The start of the Project Skopje 2014 corresponds with a series of disappointments by the NATO and the EU implying an infinitely postponed accession to both organizations due to the “name dispute” between Greece and Macedonia, in spite of the fact that the country has been a EU candidate member since 2005, which culminated at the Bucharest NATO Summit in 2008. After having completed the qualitative research upon which this study is based, we argue that if Skopje 2014 Project seeks to “heal the wounded ego” of the Macedonians, it fails to do so since it imports an alien cultural paradigm which seems to deepen the sense of an externally imposed negation of what is intimately sensed as the truth of the Macedonian identity (as expressed by the citizens of Skopje which participated in this study).
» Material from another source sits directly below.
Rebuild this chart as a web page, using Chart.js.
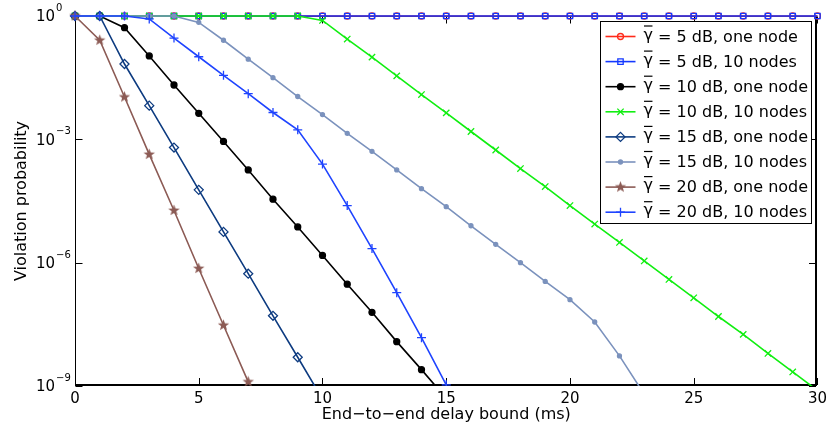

Since its start in the beginning of 2010 until April 2013, as part of the Skopje 2014 Project, a total number of 35 objects in predominantly neoclassicist style and some approximation of the baroque have been erected (buildings, statues and monuments) upon the decision and with the funds provided by the Ministry of Culture, several of the most monumental statues (including the “Warrior on a Horse” representing Alexander the Great) have been built upon the initiative of the Municipality of Center (with funds provided by the Government), whereas the Government was the investor of the new monumental buildings of the Ministry of Foreign Affairs, the Constitutional Court, the baroque facade of the Government building and a couple of others. These numbers were presented at a press conference held on 22 of April 2013 by the Minister of Culture Ms Elizabeta Kanceska Milevska who informed that a total of 207.872.492 euro has been spent so far on the project.